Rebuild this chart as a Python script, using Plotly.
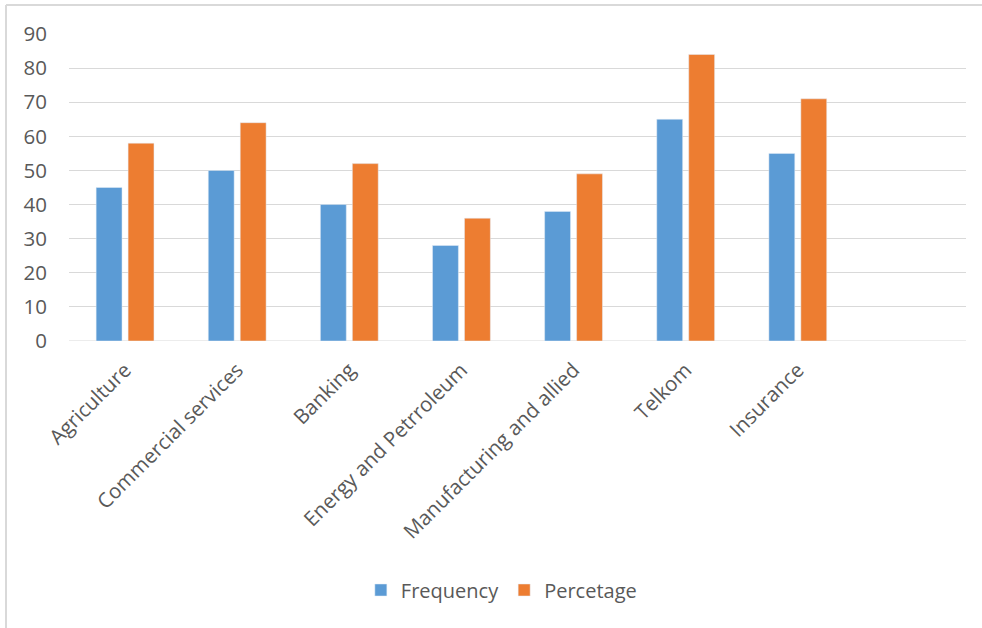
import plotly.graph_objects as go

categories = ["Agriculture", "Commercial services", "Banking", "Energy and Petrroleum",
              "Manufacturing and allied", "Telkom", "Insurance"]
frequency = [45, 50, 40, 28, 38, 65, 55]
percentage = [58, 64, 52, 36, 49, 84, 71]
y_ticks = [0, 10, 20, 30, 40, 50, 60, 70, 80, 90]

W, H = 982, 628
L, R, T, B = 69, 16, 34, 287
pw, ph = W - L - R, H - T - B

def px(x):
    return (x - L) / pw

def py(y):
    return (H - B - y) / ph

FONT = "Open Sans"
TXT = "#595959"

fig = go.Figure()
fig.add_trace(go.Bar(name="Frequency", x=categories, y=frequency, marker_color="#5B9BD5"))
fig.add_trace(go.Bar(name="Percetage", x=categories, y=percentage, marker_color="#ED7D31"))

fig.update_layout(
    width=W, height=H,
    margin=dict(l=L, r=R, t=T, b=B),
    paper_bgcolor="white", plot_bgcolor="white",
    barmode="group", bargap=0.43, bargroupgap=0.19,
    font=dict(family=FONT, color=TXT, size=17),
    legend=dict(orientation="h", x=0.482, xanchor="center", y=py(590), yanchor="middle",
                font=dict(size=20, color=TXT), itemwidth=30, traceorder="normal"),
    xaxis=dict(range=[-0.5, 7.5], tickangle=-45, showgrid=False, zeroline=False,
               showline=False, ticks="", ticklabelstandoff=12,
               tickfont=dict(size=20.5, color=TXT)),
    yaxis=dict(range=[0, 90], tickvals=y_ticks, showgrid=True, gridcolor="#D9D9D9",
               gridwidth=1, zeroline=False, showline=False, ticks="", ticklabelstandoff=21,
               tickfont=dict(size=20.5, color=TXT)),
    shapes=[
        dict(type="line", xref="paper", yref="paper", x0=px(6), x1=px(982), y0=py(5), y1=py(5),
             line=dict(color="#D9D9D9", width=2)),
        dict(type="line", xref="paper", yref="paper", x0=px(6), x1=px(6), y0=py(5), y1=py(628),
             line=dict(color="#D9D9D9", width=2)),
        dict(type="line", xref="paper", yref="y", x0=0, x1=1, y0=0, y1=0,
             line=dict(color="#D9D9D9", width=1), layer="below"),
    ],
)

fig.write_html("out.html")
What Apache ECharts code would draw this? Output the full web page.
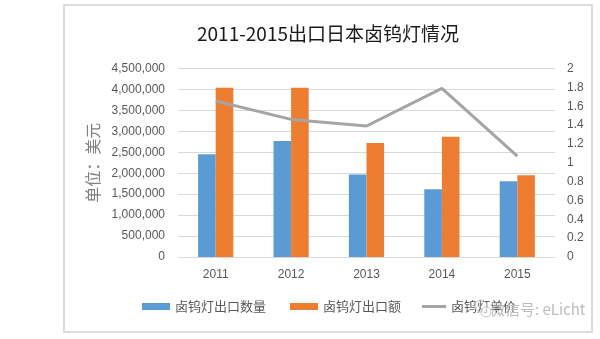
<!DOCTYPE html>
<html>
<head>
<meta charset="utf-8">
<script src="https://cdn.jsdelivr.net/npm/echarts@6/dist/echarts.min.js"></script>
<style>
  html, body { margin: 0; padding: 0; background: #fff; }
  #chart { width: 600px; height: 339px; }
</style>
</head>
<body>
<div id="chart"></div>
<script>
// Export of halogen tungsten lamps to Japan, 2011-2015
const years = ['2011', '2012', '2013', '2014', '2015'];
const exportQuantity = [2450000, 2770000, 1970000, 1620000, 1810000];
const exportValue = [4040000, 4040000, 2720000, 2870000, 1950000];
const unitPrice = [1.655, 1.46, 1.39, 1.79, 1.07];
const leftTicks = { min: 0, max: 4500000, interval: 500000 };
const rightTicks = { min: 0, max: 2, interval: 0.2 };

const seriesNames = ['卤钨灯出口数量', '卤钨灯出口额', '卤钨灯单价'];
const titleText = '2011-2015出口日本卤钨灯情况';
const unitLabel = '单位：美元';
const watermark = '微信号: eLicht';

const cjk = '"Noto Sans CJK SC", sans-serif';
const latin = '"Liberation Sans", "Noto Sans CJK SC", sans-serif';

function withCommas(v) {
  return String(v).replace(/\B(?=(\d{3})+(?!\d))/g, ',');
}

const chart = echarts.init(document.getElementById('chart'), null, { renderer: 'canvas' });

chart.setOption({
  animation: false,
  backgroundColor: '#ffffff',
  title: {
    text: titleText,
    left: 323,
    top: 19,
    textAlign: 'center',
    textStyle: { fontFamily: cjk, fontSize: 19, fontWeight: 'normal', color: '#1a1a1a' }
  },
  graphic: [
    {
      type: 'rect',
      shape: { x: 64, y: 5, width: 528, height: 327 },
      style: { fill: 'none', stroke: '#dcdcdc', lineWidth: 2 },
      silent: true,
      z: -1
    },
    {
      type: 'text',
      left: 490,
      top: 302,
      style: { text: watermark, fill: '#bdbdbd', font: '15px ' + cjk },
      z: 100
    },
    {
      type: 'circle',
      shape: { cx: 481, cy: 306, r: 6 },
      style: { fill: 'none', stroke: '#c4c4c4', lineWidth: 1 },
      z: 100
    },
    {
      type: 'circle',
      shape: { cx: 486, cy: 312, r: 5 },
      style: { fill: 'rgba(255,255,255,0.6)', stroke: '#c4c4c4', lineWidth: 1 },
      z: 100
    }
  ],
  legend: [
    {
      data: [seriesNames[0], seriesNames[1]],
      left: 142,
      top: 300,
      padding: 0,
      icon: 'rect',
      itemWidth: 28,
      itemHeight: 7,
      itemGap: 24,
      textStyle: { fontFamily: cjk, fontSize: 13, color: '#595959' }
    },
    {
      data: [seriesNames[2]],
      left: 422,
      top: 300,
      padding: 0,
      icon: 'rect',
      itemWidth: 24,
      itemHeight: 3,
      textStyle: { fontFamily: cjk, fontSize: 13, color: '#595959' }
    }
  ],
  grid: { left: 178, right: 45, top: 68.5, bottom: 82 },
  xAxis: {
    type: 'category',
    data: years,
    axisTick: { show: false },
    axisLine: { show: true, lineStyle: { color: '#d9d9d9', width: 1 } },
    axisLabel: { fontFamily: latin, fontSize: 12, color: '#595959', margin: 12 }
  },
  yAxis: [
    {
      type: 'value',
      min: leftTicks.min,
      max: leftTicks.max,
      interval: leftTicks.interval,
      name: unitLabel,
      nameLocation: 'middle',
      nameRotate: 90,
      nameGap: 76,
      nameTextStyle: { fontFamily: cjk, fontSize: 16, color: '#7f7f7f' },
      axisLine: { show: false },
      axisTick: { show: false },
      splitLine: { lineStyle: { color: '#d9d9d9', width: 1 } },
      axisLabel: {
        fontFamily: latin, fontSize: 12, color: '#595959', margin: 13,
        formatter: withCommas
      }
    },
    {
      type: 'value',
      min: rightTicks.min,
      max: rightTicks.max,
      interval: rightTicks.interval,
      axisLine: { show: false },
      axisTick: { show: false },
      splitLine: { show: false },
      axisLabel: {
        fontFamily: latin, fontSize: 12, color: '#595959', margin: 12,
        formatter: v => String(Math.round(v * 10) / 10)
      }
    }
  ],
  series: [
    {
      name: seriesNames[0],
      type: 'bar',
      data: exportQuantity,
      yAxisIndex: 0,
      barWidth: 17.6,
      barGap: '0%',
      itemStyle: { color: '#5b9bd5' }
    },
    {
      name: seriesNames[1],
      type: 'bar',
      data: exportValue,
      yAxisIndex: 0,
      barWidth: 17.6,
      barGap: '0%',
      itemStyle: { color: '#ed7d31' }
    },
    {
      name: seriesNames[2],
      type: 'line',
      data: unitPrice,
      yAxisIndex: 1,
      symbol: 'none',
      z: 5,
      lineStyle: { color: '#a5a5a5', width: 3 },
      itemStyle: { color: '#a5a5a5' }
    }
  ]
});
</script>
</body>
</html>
_____
Output word for word the lines running from the one containing "What Apache ECharts" to the one containing "2, interval: 0.2", both included, leaving out the pictures.

COMPLETED EXERCISE »
What Apache ECharts code would draw this? Output the full web page.
<!DOCTYPE html>
<html>
<head>
<meta charset="utf-8">
<script src="https://cdn.jsdelivr.net/npm/echarts@6/dist/echarts.min.js"></script>
<style>
  html, body { margin: 0; padding: 0; background: #fff; }
  #chart { width: 600px; height: 339px; }
</style>
</head>
<body>
<div id="chart"></div>
<script>
// Export of halogen tungsten lamps to Japan, 2011-2015
const years = ['2011', '2012', '2013', '2014', '2015'];
const exportQuantity = [2450000, 2770000, 1970000, 1620000, 1810000];
const exportValue = [4040000, 4040000, 2720000, 2870000, 1950000];
const unitPrice = [1.655, 1.46, 1.39, 1.79, 1.07];
const leftTicks = { min: 0, max: 4500000, interval: 500000 };
const rightTicks = { min: 0, max: 2, interval: 0.2 };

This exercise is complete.